The larger point is the way Trump is viewed as a businessman. As a private developer, he’s gifted and relentless at crafting deals, winning allies, fighting enemies, exploiting legal loopholes, charming, bullying and making sure the cement is delivered on time. He knows his market, the upscale buyer seeking conspicuous luxury that is heavy on pink marble and gilt. His properties have always commanded a premium because of the marquee value of his brand.

“You can’t take away his talent,” says one-time Trump critic and former New York Mayor Ed Koch. “Not just the ability to make himself the center of attention in any room, but in designing buildings that people want to live in.”

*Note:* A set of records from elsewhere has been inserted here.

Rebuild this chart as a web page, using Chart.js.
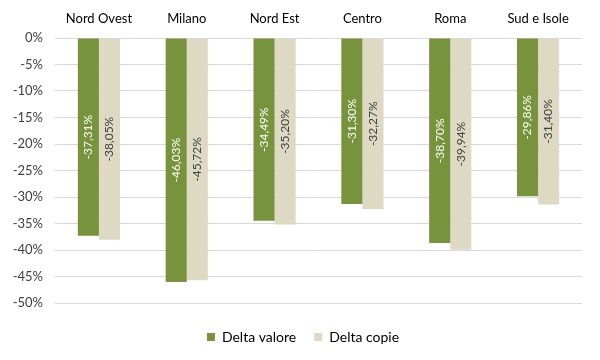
<!DOCTYPE html>
<html>
<head>
<meta charset="utf-8">
<script src="https://cdn.jsdelivr.net/npm/chart.js@4/dist/chart.umd.min.js"></script>
<style>
  html, body { margin: 0; padding: 0; background: #fff; }
  #wrap { width: 600px; height: 360px; }
</style>
</head>
<body>
<div id="wrap"><canvas id="deltaChart"></canvas></div>
<script>
const areas = ['Nord Ovest', 'Milano', 'Nord Est', 'Centro', 'Roma', 'Sud e Isole'];
const deltaValore = [-37.31, -46.03, -34.49, -31.30, -38.70, -29.86];
const deltaCopie = [-38.05, -45.72, -35.20, -32.27, -39.94, -31.40];
const yTicks = [0, -5, -10, -15, -20, -25, -30, -35, -40, -45, -50];

const FONT = 'Lato, "Open Sans", sans-serif';

// labels rotated inside the bars, italian decimal comma
const barLabels = {
  id: 'barLabels',
  afterDatasetsDraw(chart) {
    const { ctx } = chart;
    ctx.save();
    ctx.font = '12px ' + FONT;
    ctx.textAlign = 'center';
    ctx.textBaseline = 'middle';
    chart.data.datasets.forEach((ds, di) => {
      const meta = chart.getDatasetMeta(di);
      meta.data.forEach((bar, i) => {
        const txt = ds.data[i].toFixed(2).replace('.', ',') + '%';
        const cy = (bar.y + bar.base) / 2;
        ctx.save();
        ctx.translate(bar.x, cy);
        ctx.rotate(-Math.PI / 2);
        ctx.fillStyle = di === 0 ? '#ffffff' : '#404040';
        ctx.fillText(txt, 0, 0);
        ctx.restore();
      });
    });
    ctx.restore();
  }
};

// empty spacer axes so the legend stays centred on the page
const spacer = size => ({
  display: true,
  grid: { display: false },
  border: { display: false },
  ticks: { display: false },
  afterFit: s => { if (s.isHorizontal()) s.height = size; else s.width = size; }
});

new Chart(document.getElementById('deltaChart'), {
  type: 'bar',
  data: {
    labels: areas,
    datasets: [
      { label: 'Delta valore', data: deltaValore, backgroundColor: '#77933c' },
      { label: 'Delta copie', data: deltaCopie, backgroundColor: '#ddd9c3' }
    ]
  },
  options: {
    responsive: true,
    maintainAspectRatio: false,
    animation: false,
    layout: { padding: { left: 6, right: 0, top: 0, bottom: 6 } },
    datasets: { bar: { categoryPercentage: 0.48, barPercentage: 1.0 } },
    scales: {
      x: {
        position: 'top',
        grid: { display: false },
        border: { display: false },
        ticks: { color: '#000', font: { family: FONT, size: 13 }, padding: 3, maxRotation: 0 },
        afterFit: s => { s.height = 38; }
      },
      y: {
        min: -50,
        max: 0,
        afterBuildTicks: s => { s.ticks = yTicks.map(v => ({ value: v })); },
        grid: { color: '#d9d9d9', drawTicks: false },
        border: { display: false },
        ticks: { color: '#404040', font: { family: FONT, size: 13 }, padding: 12, callback: v => v + '%' },
        afterFit: s => { s.width = 49; }
      },
      x2: Object.assign({ type: 'category', position: 'bottom' }, spacer(9)),
      y2: Object.assign({ type: 'linear', position: 'right' }, spacer(18))
    },
    plugins: {
      legend: {
        position: 'bottom',
        labels: { boxWidth: 8, boxHeight: 8, color: '#000', font: { family: FONT, size: 14 }, padding: 18 }
      },
      tooltip: { enabled: false }
    }
  },
  plugins: [barLabels]
});
</script>
</body>
</html>
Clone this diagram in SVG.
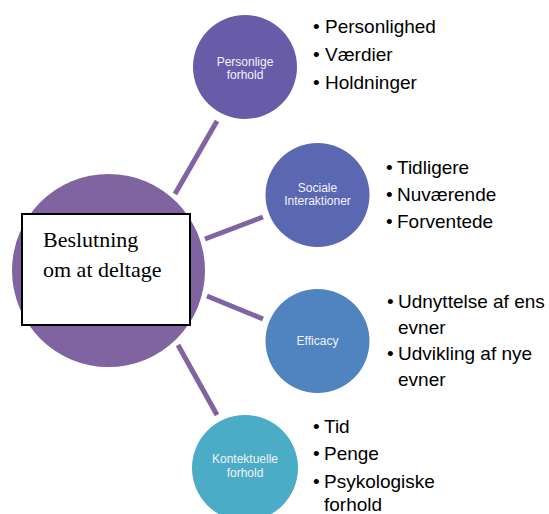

But stock and bond markets view Trump as a bit of a joke, which is what happens when shares in a company you run plunge by 99 percent. In other words, the people who know the least about business admire him the most, and those who know the most about business admire him the least – which irks the man who is forever complaining that his achievements as corporate rainmaker are overshadowed by his latest brand-name spinoff and his soap-opera love life.

This is a guy who nearly went bankrupt in the early ‘90s, when his real estate holdings were so over-leveraged he needed a bank bailout to stay afloat and was forced to sell some of his most treasured assets. Anyone else might have retreated. Trump buffaloed his way back into the game and turned the fiasco into a best-selling book, “The Art of the Comeback.”

There are plenty of developers in his league and beyond in New York and nobody knows their names. Trump alone is selling something bigger than any skyscraper, something you don’t need a decent income and good references to buy into: the fantasy of life as a very rich man, with the dames and the cars and planes and gold-plated everything. He’s what Americans think they could be if only they had the gumption to finagle their way into a fortune.

“He’s a caricature and that works for him,” says Eric Dezenhall, who runs a media crisis management firm in Washington. “If your goal is to get people in the American heartland to watch your TV show, having outrageous hair and pink ties and using superlatives is a legitimate pathway to that goal. If your object is to earn the respect of other moguls, that’s not the route.”

The beautiful part is that Trump the caricature and Trump the man are essentially the same person. This isn’t an act. He brings a genuinely unembarrassed joy to the role of high-rolling, model-squiring aristocrat and he doesn’t know the meaning of “overexposed.”

He can’t imagine, for instance, why anyone would turn down the opportunity to shill on TV for fast food.

“Somebody asked me a question recently,” Trump says. ” ‘Why do you do commercials, for Verizon or McDonald’s, or any of the big commercials you’ve done? … No other billionaire would do that.’

“I said, ‘No, they would do it but they’re not asked to do it because nobody cares about them.’ “

Amazingly for a such a high-profile guy, Trump doesn’t have a public-relations person. To get in touch, you call his secretary – not the buttoned-up vixen on “The Apprentice” but a woman named Norma – and leave a message. If Trump is interested, you’ll know soon.

Up close Trump has the sort of unwrinkled smoothness that looks expensive. He’s tall and broad, and his lips are pursed when he isn’t speaking. His hair, a wonder on TV, is a riddle in person. None of his elaborately swirled locks appears to actually touch his head. The whole thing somehow hovers, like one of those high-end turntables that float on magnets and aren’t attached to anything.

It’s apparently a look with appeal. Trump is getting ready for his third marriage, this time to a busty Slovenian model named Melania Knauss. A natural optimist, Trump likes his odds this time around, in part because Knauss sounds ready to be a homemaker and doesn’t issue the sort of demands made by his previous wives, Ivana Trump and Marla Maples.

“They were both good women but they had a hard time competing with my business,” he says. “Melania is very easy for me to be with. And I believe in marriage. It’s the best way to go, when you get it right.”

Trump’s office is more than a dozen stories above the fake boardroom seen on the television show. On this particular morning, the “boardroom” is a mess. Workers are cleaning up from the recent filming and readying for Season 3, which starts production next month.

It was recently the scene of a highly ritualized melee: 18 contestants, whose names will soon become fleetingly famous, winnowed down, one “You’re fired” at a time.

Trump says he came up with that devastatingly concise send-off during the first week of shooting last year. He said it, spontaneously, then heard crew members in the background screaming. He knew he’d hit on something.

“It’s both a horrible and beautiful phrase,” Trump says.

It’s not one he’s used very often.

“In real life if I were firing you, I’d tell you what a great job you did, how fantastic you are, and how you can do better someplace else,” he says.

“If somebody steals, that’s different, but generally speaking you want to let them down as lightly as possible. It’s not a very pleasant thing. I don’t like firing people.”